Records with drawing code
·····

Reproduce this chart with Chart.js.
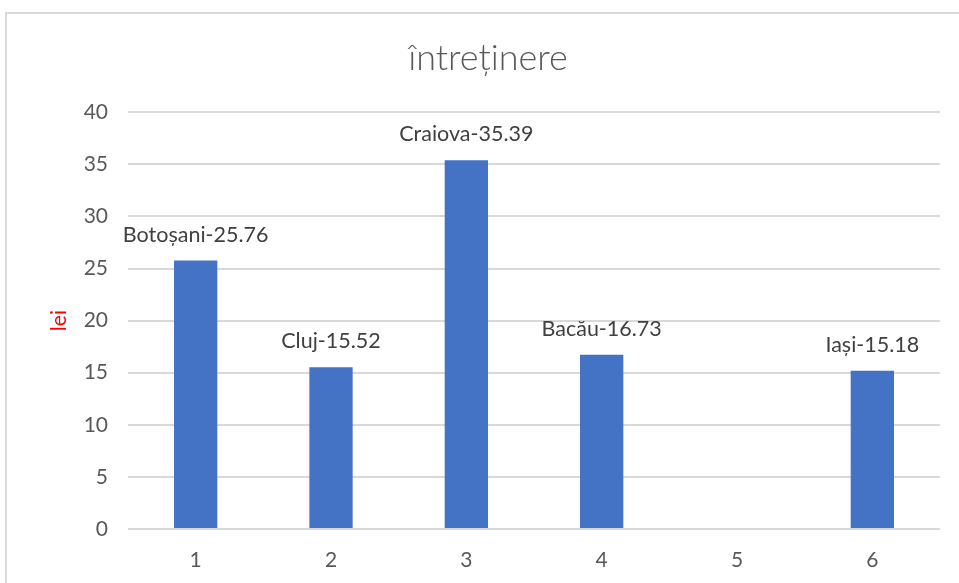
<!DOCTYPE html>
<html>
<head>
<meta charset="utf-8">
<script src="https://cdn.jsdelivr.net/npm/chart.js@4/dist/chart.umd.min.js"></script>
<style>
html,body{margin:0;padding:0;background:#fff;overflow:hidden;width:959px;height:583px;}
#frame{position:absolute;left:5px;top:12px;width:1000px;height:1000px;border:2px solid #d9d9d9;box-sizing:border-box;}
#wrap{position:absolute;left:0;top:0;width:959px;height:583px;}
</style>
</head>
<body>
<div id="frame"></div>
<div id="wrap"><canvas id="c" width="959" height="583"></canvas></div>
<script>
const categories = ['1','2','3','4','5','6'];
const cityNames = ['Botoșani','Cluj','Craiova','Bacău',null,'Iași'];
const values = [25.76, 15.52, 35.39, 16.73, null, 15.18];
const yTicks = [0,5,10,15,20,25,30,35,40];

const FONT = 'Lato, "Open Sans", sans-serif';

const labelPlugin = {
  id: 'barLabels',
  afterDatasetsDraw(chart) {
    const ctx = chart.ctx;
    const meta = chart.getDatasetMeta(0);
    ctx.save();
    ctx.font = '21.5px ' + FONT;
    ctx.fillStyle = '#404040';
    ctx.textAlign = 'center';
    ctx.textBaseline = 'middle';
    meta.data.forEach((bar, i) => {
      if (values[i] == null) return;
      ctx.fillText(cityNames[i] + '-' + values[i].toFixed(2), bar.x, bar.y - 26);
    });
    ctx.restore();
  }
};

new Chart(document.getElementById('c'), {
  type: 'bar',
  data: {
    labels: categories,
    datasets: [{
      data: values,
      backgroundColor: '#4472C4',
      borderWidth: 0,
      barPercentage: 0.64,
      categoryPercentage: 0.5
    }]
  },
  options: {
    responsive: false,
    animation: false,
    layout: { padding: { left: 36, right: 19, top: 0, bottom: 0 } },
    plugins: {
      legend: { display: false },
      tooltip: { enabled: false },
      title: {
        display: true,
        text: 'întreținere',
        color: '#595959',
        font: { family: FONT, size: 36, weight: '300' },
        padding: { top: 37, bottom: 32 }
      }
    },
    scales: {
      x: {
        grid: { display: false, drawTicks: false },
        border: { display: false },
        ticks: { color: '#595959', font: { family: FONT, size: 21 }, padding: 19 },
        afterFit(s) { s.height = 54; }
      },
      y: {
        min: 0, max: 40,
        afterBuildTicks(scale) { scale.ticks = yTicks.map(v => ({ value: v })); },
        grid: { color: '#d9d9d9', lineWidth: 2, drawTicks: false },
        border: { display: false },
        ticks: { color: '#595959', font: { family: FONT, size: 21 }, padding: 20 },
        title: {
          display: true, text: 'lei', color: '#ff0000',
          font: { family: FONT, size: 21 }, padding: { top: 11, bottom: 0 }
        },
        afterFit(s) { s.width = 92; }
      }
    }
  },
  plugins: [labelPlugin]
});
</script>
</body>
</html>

·····

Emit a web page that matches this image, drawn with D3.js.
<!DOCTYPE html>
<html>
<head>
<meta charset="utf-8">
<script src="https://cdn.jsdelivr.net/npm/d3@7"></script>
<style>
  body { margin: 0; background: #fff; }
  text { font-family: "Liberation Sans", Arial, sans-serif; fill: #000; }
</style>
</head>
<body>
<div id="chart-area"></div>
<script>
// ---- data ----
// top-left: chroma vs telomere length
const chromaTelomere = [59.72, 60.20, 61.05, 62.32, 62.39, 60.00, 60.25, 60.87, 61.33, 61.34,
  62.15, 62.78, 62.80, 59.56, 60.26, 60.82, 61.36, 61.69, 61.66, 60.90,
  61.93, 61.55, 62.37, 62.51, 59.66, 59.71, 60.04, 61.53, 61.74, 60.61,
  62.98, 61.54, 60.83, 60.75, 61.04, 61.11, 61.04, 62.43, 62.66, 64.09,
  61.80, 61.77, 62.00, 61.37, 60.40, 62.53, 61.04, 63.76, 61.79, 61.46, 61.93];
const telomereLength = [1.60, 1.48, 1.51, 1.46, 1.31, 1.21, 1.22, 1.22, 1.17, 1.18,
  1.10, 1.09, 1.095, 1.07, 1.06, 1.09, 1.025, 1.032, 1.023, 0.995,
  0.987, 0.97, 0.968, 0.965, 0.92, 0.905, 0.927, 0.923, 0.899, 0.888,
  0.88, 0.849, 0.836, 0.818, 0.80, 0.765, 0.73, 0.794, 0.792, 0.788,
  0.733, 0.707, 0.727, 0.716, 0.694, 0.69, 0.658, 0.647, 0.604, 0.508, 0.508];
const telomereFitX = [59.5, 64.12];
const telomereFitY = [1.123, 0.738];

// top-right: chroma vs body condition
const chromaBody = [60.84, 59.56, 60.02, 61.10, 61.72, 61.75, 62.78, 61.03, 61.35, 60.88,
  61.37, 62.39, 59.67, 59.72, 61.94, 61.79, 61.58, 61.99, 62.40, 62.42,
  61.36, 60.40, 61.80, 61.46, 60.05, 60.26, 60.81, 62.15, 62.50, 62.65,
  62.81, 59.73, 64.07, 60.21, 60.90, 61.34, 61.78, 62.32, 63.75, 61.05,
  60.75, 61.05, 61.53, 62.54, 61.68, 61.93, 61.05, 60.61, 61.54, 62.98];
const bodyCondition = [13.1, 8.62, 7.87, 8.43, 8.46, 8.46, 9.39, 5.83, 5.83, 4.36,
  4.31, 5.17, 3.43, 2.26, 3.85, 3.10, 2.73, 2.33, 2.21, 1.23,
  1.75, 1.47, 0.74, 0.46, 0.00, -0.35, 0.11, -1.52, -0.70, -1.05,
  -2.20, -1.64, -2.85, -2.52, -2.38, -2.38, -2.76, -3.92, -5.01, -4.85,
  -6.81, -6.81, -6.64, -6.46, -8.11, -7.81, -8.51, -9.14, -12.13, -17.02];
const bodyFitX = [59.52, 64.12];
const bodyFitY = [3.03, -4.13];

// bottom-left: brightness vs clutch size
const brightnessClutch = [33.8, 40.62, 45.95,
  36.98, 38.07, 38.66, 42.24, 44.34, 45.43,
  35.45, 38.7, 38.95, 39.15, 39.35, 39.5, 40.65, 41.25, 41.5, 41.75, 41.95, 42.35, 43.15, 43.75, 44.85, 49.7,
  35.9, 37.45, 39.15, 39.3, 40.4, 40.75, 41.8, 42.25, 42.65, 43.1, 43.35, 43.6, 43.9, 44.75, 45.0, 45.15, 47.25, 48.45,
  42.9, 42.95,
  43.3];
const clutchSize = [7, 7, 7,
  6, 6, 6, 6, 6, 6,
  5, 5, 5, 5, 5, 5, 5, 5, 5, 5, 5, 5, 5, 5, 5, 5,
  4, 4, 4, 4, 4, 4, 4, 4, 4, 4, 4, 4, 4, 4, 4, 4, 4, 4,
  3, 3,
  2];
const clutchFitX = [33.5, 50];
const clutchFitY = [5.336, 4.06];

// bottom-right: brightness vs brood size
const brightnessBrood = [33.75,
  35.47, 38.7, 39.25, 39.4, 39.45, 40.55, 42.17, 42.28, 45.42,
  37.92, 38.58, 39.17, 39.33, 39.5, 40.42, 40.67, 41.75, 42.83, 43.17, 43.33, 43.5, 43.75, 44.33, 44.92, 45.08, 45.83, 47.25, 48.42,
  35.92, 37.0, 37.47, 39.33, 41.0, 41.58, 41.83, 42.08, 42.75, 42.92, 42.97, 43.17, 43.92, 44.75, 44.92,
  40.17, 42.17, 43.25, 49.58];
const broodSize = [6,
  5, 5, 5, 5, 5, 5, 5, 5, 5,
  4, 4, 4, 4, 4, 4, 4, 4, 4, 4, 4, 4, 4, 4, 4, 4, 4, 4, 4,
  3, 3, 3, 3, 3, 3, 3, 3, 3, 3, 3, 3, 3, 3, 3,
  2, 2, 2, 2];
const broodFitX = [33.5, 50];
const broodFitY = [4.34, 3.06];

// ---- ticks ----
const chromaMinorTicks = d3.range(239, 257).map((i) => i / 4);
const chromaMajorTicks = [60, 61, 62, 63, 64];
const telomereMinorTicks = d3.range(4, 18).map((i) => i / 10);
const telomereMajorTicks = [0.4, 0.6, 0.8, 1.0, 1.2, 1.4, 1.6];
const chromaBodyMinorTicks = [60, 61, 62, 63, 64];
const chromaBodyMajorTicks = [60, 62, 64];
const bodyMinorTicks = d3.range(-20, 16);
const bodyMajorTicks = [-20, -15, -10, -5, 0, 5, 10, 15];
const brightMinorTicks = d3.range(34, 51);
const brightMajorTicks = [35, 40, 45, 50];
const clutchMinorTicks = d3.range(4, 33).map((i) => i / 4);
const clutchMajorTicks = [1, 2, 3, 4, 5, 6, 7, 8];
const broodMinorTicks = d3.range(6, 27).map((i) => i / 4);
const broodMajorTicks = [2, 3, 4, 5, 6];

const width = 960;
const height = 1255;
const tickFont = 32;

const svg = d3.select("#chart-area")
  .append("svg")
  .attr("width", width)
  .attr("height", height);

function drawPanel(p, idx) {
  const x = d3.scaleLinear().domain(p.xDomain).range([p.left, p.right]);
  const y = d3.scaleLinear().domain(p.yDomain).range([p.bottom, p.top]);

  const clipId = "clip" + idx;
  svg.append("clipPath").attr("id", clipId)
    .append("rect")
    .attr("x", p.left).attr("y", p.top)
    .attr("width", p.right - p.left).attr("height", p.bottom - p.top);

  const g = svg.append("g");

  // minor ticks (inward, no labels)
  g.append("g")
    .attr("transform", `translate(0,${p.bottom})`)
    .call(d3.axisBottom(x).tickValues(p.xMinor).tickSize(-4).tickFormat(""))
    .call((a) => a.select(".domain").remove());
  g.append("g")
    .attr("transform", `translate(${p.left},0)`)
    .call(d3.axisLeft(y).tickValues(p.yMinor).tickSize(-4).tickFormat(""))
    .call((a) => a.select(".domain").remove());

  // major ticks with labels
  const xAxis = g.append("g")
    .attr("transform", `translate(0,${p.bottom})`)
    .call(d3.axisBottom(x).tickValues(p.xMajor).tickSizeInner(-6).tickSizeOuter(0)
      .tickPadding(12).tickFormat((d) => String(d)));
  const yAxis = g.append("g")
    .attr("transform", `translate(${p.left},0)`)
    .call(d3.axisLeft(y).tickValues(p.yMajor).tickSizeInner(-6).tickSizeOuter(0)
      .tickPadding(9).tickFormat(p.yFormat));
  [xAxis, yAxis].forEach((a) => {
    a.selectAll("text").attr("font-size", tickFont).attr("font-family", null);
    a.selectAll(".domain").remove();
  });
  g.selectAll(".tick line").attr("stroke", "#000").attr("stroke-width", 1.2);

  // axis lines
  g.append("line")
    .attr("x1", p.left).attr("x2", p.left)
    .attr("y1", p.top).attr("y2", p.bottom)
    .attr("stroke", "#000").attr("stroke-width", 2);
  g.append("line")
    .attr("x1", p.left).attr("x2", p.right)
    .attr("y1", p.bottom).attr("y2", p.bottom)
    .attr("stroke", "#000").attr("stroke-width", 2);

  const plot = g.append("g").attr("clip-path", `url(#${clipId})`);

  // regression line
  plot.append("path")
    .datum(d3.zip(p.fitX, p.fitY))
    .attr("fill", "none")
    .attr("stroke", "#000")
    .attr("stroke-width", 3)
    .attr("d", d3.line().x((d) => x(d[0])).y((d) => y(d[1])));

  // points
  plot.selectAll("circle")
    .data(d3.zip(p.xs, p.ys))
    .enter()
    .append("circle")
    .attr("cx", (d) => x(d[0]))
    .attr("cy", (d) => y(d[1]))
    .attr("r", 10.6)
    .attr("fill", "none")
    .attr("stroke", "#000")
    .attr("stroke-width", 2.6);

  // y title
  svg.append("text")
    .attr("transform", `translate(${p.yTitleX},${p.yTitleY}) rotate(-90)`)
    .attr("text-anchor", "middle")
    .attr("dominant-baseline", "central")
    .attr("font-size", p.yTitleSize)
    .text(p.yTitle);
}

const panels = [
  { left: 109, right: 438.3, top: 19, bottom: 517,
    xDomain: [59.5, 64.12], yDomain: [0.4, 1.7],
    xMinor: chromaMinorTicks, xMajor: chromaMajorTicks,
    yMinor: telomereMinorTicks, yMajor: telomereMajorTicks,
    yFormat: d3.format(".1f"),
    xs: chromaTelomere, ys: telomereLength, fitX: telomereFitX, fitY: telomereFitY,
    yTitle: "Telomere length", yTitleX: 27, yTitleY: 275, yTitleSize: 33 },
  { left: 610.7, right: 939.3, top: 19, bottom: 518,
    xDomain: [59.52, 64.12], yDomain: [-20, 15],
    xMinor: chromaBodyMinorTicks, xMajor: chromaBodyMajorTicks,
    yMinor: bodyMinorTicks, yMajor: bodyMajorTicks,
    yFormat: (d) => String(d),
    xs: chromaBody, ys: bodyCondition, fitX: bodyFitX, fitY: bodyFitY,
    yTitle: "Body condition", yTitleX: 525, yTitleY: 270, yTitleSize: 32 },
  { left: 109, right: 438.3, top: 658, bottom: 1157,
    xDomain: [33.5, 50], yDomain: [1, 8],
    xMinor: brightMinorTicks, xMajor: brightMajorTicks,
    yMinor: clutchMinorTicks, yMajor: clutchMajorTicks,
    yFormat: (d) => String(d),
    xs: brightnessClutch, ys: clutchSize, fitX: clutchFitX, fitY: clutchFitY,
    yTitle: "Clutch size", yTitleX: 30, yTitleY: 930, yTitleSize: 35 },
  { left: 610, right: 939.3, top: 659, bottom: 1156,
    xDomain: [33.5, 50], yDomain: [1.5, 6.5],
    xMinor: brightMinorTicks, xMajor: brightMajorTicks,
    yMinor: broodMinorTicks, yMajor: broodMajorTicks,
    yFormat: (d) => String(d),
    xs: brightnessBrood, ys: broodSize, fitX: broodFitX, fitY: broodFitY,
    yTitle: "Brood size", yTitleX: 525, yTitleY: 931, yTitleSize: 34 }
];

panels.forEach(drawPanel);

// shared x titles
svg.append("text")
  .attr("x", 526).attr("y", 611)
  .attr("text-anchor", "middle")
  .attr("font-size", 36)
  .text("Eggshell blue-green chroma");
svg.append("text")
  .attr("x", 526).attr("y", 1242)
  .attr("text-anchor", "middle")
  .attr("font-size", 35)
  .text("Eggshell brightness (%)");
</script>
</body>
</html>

·····

## Do this
Go up to the line with "Reproduce this chart with Chart.js." and retype exactly from there through the line with "const yTicks = [0,5,10,15,20,25,30,35,40];". Leave out pictures.

## Exercise result
Reproduce this chart with Chart.js.
<!DOCTYPE html>
<html>
<head>
<meta charset="utf-8">
<script src="https://cdn.jsdelivr.net/npm/chart.js@4/dist/chart.umd.min.js"></script>
<style>
html,body{margin:0;padding:0;background:#fff;overflow:hidden;width:959px;height:583px;}
#frame{position:absolute;left:5px;top:12px;width:1000px;height:1000px;border:2px solid #d9d9d9;box-sizing:border-box;}
#wrap{position:absolute;left:0;top:0;width:959px;height:583px;}
</style>
</head>
<body>
<div id="frame"></div>
<div id="wrap"><canvas id="c" width="959" height="583"></canvas></div>
<script>
const categories = ['1','2','3','4','5','6'];
const cityNames = ['Botoșani','Cluj','Craiova','Bacău',null,'Iași'];
const values = [25.76, 15.52, 35.39, 16.73, null, 15.18];
const yTicks = [0,5,10,15,20,25,30,35,40];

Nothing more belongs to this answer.